* Begin Given information *

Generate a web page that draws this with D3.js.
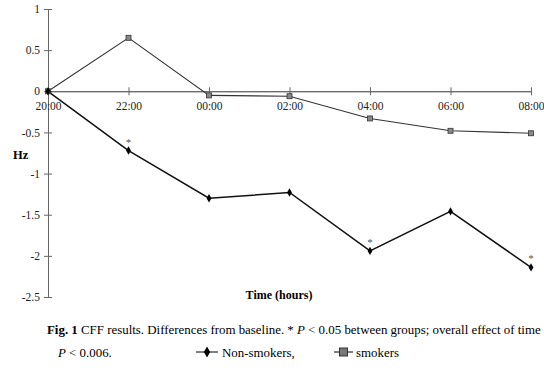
<!DOCTYPE html>
<html>
<head>
<meta charset="utf-8">
<script src="https://cdn.jsdelivr.net/npm/d3@7"></script>
<style>
  body { margin: 0; background: #fff; }
  svg, svg text { font-family: "Liberation Serif", "Times New Roman", serif; }
</style>
</head>
<body>
<svg id="chart" width="544" height="368"></svg>
<script>
const times = ["20:00", "22:00", "00:00", "02:00", "04:00", "06:00", "08:00"];
const nonSmokers = [0, -0.72, -1.30, -1.23, -1.94, -1.46, -2.14];
const smokers = [0, 0.65, -0.05, -0.06, -0.33, -0.48, -0.51];
const starred = ["22:00", "04:00", "08:00"];
const yTicks = [1, 0.5, 0, -0.5, -1, -1.5, -2, -2.5];

const serif = "'Liberation Serif', 'Times New Roman', serif";
const svg = d3.select("#chart");
const plotLeft = 48, plotRight = 531, plotTop = 9, plotBottom = 297;

const x = d3.scalePoint().domain(times).range([plotLeft, plotRight]);
const y = d3.scaleLinear().domain([-2.5, 1]).range([plotBottom, plotTop]);

// y axis
const yAxis = svg.append("g").attr("transform", `translate(${plotLeft},0)`)
  .call(d3.axisLeft(y).tickValues(yTicks).tickSize(0).tickPadding(8)
    .tickFormat(d => String(d)));
yAxis.attr("font-family", serif);
yAxis.select(".domain").attr("stroke", "#666");
yAxis.selectAll("text").attr("font-size", 11.5).attr("fill", "#222");
yAxis.selectAll(".tick").append("line")
  .attr("x1", -4).attr("x2", 4).attr("stroke", "#666");

// x axis at zero
const xAxis = svg.append("g").attr("transform", `translate(0,${y(0)})`)
  .call(d3.axisBottom(x).tickSize(0).tickPadding(11));
xAxis.attr("font-family", serif);
xAxis.select(".domain").attr("stroke", "#333");
xAxis.selectAll("text").attr("font-size", 11.5).attr("fill", "#222");
xAxis.selectAll(".tick").append("line")
  .attr("y1", -4).attr("y2", 4).attr("stroke", "#666");

const line = d3.line().x((d, i) => x(times[i])).y(d => y(d));

svg.append("path").datum(smokers).attr("d", line)
  .attr("fill", "none").attr("stroke", "#333").attr("stroke-width", 1.1);
svg.append("path").datum(nonSmokers).attr("d", line)
  .attr("fill", "none").attr("stroke", "#111").attr("stroke-width", 1.5);

svg.selectAll(".sq").data(smokers).enter().append("rect")
  .attr("x", (d, i) => x(times[i]) - 2.5).attr("y", d => y(d) - 2.5)
  .attr("width", 5).attr("height", 5)
  .attr("fill", "#888").attr("stroke", "#333").attr("stroke-width", 0.8);

const diamond = d3.symbol().type(d3.symbolDiamond).size(20);
svg.selectAll(".dm").data(nonSmokers).enter().append("path")
  .attr("d", diamond)
  .attr("transform", (d, i) => `translate(${x(times[i])},${y(d)})`)
  .attr("fill", "#000");

// significance stars
svg.selectAll(".star").data(starred).enter().append("text")
  .attr("x", d => x(d))
  .attr("y", d => y(nonSmokers[times.indexOf(d)]) - 5)
  .attr("text-anchor", "middle").attr("font-size", 11).attr("fill", "#555")
  .text("*");

svg.append("text").attr("x", 13).attr("y", 159)
  .attr("font-size", 12.5).attr("font-weight", "bold").text("Hz");

svg.append("text").attr("x", 279).attr("y", 299).attr("text-anchor", "middle")
  .attr("font-size", 12).attr("font-weight", "bold").text("Time (hours)");

// caption
const cap1 = svg.append("text").attr("x", 47).attr("y", 334).attr("font-size", 12.9);
cap1.append("tspan").attr("font-weight", "bold").text("Fig. 1");
cap1.append("tspan").text("  CFF results. Differences from baseline. * ");
cap1.append("tspan").attr("font-style", "italic").text("P");
cap1.append("tspan").text(" < 0.05 between groups; overall effect of time");

const cap2 = svg.append("text").attr("x", 58).attr("y", 357).attr("font-size", 12.9);
cap2.append("tspan").attr("font-style", "italic").text("P");
cap2.append("tspan").text(" < 0.006.");

// legend
const lg = svg.append("g").attr("transform", "translate(196,352)");
lg.append("line").attr("x1", 0).attr("x2", 22).attr("stroke", "#000");
lg.append("path").attr("d", d3.symbol().type(d3.symbolDiamond).size(34)())
  .attr("transform", "translate(11,0)").attr("fill", "#000");
lg.append("text").attr("x", 26).attr("y", 5).attr("font-size", 12.9).text("Non-smokers,");
lg.append("line").attr("x1", 138).attr("x2", 157).attr("stroke", "#000");
lg.append("rect").attr("x", 143.5).attr("y", -4).attr("width", 8).attr("height", 8)
  .attr("fill", "#777").attr("stroke", "#333");
lg.append("text").attr("x", 160).attr("y", 5).attr("font-size", 12.9).text("smokers");
</script>
</body>
</html>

* End Given information *

## Your goal
All of the material above needs to be restated exactly, with no pictures.

## Solution for this task
Generate a web page that draws this with D3.js.
<!DOCTYPE html>
<html>
<head>
<meta charset="utf-8">
<script src="https://cdn.jsdelivr.net/npm/d3@7"></script>
<style>
  body { margin: 0; background: #fff; }
  svg, svg text { font-family: "Liberation Serif", "Times New Roman", serif; }
</style>
</head>
<body>
<svg id="chart" width="544" height="368"></svg>
<script>
const times = ["20:00", "22:00", "00:00", "02:00", "04:00", "06:00", "08:00"];
const nonSmokers = [0, -0.72, -1.30, -1.23, -1.94, -1.46, -2.14];
const smokers = [0, 0.65, -0.05, -0.06, -0.33, -0.48, -0.51];
const starred = ["22:00", "04:00", "08:00"];
const yTicks = [1, 0.5, 0, -0.5, -1, -1.5, -2, -2.5];

const serif = "'Liberation Serif', 'Times New Roman', serif";
const svg = d3.select("#chart");
const plotLeft = 48, plotRight = 531, plotTop = 9, plotBottom = 297;

const x = d3.scalePoint().domain(times).range([plotLeft, plotRight]);
const y = d3.scaleLinear().domain([-2.5, 1]).range([plotBottom, plotTop]);

// y axis
const yAxis = svg.append("g").attr("transform", `translate(${plotLeft},0)`)
  .call(d3.axisLeft(y).tickValues(yTicks).tickSize(0).tickPadding(8)
    .tickFormat(d => String(d)));
yAxis.attr("font-family", serif);
yAxis.select(".domain").attr("stroke", "#666");
yAxis.selectAll("text").attr("font-size", 11.5).attr("fill", "#222");
yAxis.selectAll(".tick").append("line")
  .attr("x1", -4).attr("x2", 4).attr("stroke", "#666");

// x axis at zero
const xAxis = svg.append("g").attr("transform", `translate(0,${y(0)})`)
  .call(d3.axisBottom(x).tickSize(0).tickPadding(11));
xAxis.attr("font-family", serif);
xAxis.select(".domain").attr("stroke", "#333");
xAxis.selectAll("text").attr("font-size", 11.5).attr("fill", "#222");
xAxis.selectAll(".tick").append("line")
  .attr("y1", -4).attr("y2", 4).attr("stroke", "#666");

const line = d3.line().x((d, i) => x(times[i])).y(d => y(d));

svg.append("path").datum(smokers).attr("d", line)
  .attr("fill", "none").attr("stroke", "#333").attr("stroke-width", 1.1);
svg.append("path").datum(nonSmokers).attr("d", line)
  .attr("fill", "none").attr("stroke", "#111").attr("stroke-width", 1.5);

svg.selectAll(".sq").data(smokers).enter().append("rect")
  .attr("x", (d, i) => x(times[i]) - 2.5).attr("y", d => y(d) - 2.5)
  .attr("width", 5).attr("height", 5)
  .attr("fill", "#888").attr("stroke", "#333").attr("stroke-width", 0.8);

const diamond = d3.symbol().type(d3.symbolDiamond).size(20);
svg.selectAll(".dm").data(nonSmokers).enter().append("path")
  .attr("d", diamond)
  .attr("transform", (d, i) => `translate(${x(times[i])},${y(d)})`)
  .attr("fill", "#000");

// significance stars
svg.selectAll(".star").data(starred).enter().append("text")
  .attr("x", d => x(d))
  .attr("y", d => y(nonSmokers[times.indexOf(d)]) - 5)
  .attr("text-anchor", "middle").attr("font-size", 11).attr("fill", "#555")
  .text("*");

svg.append("text").attr("x", 13).attr("y", 159)
  .attr("font-size", 12.5).attr("font-weight", "bold").text("Hz");

svg.append("text").attr("x", 279).attr("y", 299).attr("text-anchor", "middle")
  .attr("font-size", 12).attr("font-weight", "bold").text("Time (hours)");

// caption
const cap1 = svg.append("text").attr("x", 47).attr("y", 334).attr("font-size", 12.9);
cap1.append("tspan").attr("font-weight", "bold").text("Fig. 1");
cap1.append("tspan").text("  CFF results. Differences from baseline. * ");
cap1.append("tspan").attr("font-style", "italic").text("P");
cap1.append("tspan").text(" < 0.05 between groups; overall effect of time");

const cap2 = svg.append("text").attr("x", 58).attr("y", 357).attr("font-size", 12.9);
cap2.append("tspan").attr("font-style", "italic").text("P");
cap2.append("tspan").text(" < 0.006.");

// legend
const lg = svg.append("g").attr("transform", "translate(196,352)");
lg.append("line").attr("x1", 0).attr("x2", 22).attr("stroke", "#000");
lg.append("path").attr("d", d3.symbol().type(d3.symbolDiamond).size(34)())
  .attr("transform", "translate(11,0)").attr("fill", "#000");
lg.append("text").attr("x", 26).attr("y", 5).attr("font-size", 12.9).text("Non-smokers,");
lg.append("line").attr("x1", 138).attr("x2", 157).attr("stroke", "#000");
lg.append("rect").attr("x", 143.5).attr("y", -4).attr("width", 8).attr("height", 8)
  .attr("fill", "#777").attr("stroke", "#333");
lg.append("text").attr("x", 160).attr("y", 5).attr("font-size", 12.9).text("smokers");
</script>
</body>
</html>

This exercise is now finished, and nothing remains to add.